Ida really did, though she did not seem to admit it.

"Have you ever tried the gift out here?" she asked.

"On the prairie, quite often. A good deal of it is burnt up and dry. I generally found water."

"You turned the--power--to account? I mean--you made--money out of it?"

There was a sudden change in Weston's face.

"No," he said, "I never took a cent."

"But why?"

"Well," replied the man slowly, "my mother had some old-world belief, and she said it was a special gift. She knew I had it. She said a thing of that kind should never be used for money."

"But haven't all those who claimed special powers--priests, magicians, medicine-men--always been willing to sell them?"

Her companion's eyes twinkled.

"Well, I dare say they have. Still, you see, it's possible that they never really had the gifts they claimed at all. Now I--can--find water, and I have a notion that I can find the precious metals too.

Quite absurd, isn't it?"

Ida thought it was, but the quiet confidence behind his whimsical manner appealed to her. He was, it seemed, a man of simple character and few ideas, but she knew that he had nerve and vigor, and, after all, the western Dominion is the land of strenuous, all-daring, simple men. Besides, she had watched the resolution flash into his young face when he stood facing the angry crowd of track-graders with the ax in his hand, and she had seen very much the same tenacity and steadfastness stamped on the faces of successful men. Her father was one, and he was a man who had scarcely been educated, and was certainly devoid of any complexity of character. Stirling had made his mark by smashing down opposition, and, when that was not possible, grimly holding on and bearing the blows dealt him.

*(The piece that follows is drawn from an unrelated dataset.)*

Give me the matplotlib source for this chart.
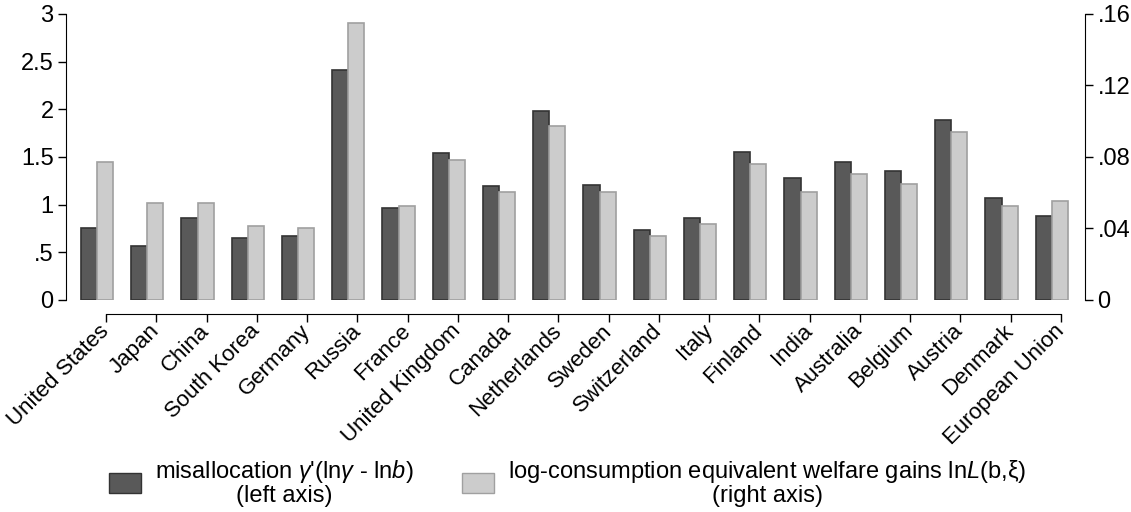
import matplotlib
matplotlib.use("Agg")
import matplotlib.pyplot as plt
import matplotlib.patches as patches
import numpy as np

plt.rcParams['font.family'] = ['Liberation Sans', 'DejaVu Sans']
plt.rcParams['mathtext.fontset'] = 'custom'
plt.rcParams['mathtext.rm'] = 'Liberation Sans'
plt.rcParams['mathtext.it'] = 'Liberation Sans:italic'

countries = ["United States", "Japan", "China", "South Korea", "Germany", "Russia",
             "France", "United Kingdom", "Canada", "Netherlands", "Sweden",
             "Switzerland", "Italy", "Finland", "India", "Australia", "Belgium",
             "Austria", "Denmark", "European Union"]
misalloc = [0.75, 0.57, 0.86, 0.65, 0.67, 2.41, 0.97, 1.54, 1.20, 1.98, 1.21,
            0.73, 0.86, 1.55, 1.28, 1.45, 1.35, 1.89, 1.07, 0.88]
welfare = [0.0773, 0.0544, 0.0544, 0.0416, 0.0400, 0.1547, 0.0523, 0.0784, 0.0603,
           0.0971, 0.0603, 0.0357, 0.0427, 0.0763, 0.0603, 0.0704, 0.0651, 0.0939,
           0.0523, 0.0555]
left_ticks = [0, 0.5, 1, 1.5, 2, 2.5, 3]
left_labels = ["0", ".5", "1", "1.5", "2", "2.5", "3"]
right_ticks = [0, 0.04, 0.08, 0.12, 0.16]
right_labels = ["0", ".04", ".08", ".12", ".16"]

dark, dark_edge = "#595959", "#333333"
light, light_edge = "#cccccc", "#a0a0a0"
fs = 17

fig = plt.figure(figsize=(11.31, 5.12), dpi=100)
ax = fig.add_axes([0.0584, 0.4141, 0.9009, 0.5586])
ax2 = ax.twinx()

x = np.arange(len(countries))
w = 0.32
ax.bar(x - w / 2, misalloc, w, color=dark, edgecolor=dark_edge, linewidth=1.2)
ax2.bar(x + w / 2, welfare, w, color=light, edgecolor=light_edge, linewidth=1.2)

xlim = (-0.617, 19.66)
ax.set_xlim(*xlim)
ax.set_ylim(0, 3)
ax2.set_ylim(0, 0.16)

for a in (ax, ax2):
    a.spines['top'].set_visible(False)
    a.spines['bottom'].set_visible(False)
ax.spines['right'].set_visible(False)
ax2.spines['left'].set_visible(False)
ax.set_xticks([])

ax.set_yticks(left_ticks)
ax.set_yticklabels(left_labels, fontsize=fs)
ax.tick_params(axis='y', length=6, width=1, pad=3)
ax2.set_yticks(right_ticks)
ax2.set_yticklabels(right_labels, fontsize=fs)
ax2.tick_params(axis='y', length=6, width=1, pad=3)

# category label axis below the plot
axc = fig.add_axes([0.0584, 0.3867, 0.9009, 0.001])
axc.set_xlim(*xlim)
axc.set_ylim(0, 1)
for s in ('top', 'left', 'right'):
    axc.spines[s].set_visible(False)
axc.set_yticks([])
off = 0.18
axc.spines['bottom'].set_bounds(off, len(countries) - 1 + off)
axc.set_xticks(x + off)
axc.set_xticklabels(countries, rotation=45, ha='right', va='center',
                    rotation_mode='anchor', fontsize=16)
axc.tick_params(axis='x', length=6, width=1, pad=4)
axc.patch.set_visible(False)

h1 = patches.Patch(facecolor=dark, edgecolor=dark_edge, linewidth=1)
h2 = patches.Patch(facecolor=light, edgecolor=light_edge, linewidth=1)
lab1 = "misallocation $\\gamma$'(ln$\\gamma$ - ln$b$)\n(left axis)"
lab2 = "log-consumption equivalent welfare gains ln$L$(b,ξ)\n(right axis)"
for h, lab, x0 in [(h1, lab1, 109 / 1131), (h2, lab2, 462 / 1131)]:
    leg = fig.legend([h], [lab], loc='center left', bbox_to_anchor=(x0, 0.057),
                     frameon=False, fontsize=fs, handlelength=1.36, handleheight=0.89,
                     handletextpad=0.6, borderpad=0, borderaxespad=0)
    for t in leg.get_texts():
        t.set_multialignment('center')
        t.set_linespacing(1.0)

fig.savefig("out.png", dpi=100)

There was, as she recognized, something to be said in favor of that kind of man.

Then Kinnaird came up through the bush with his rod and a few troutlings, dry-shod and immaculate in a jacket that fitted him like a uniform, and Ida went back to camp with him. She fancied, however, that her father or Weston, who sat still and filled his pipe again, would have come back with a heavy fish, or at least thorn-rent and dripping wet.

CHAPTER IV

IDA'S FIRST ASCENT

The party had spent another day or two beside the lake when, one drowsy afternoon, Kinnaird, who sat on the hot, white shingle by the water's edge, with a pair of gla.s.ses in his hand, sent for Weston.

Miss Kinnaird and Ida Stirling were seated among the boulders not far away.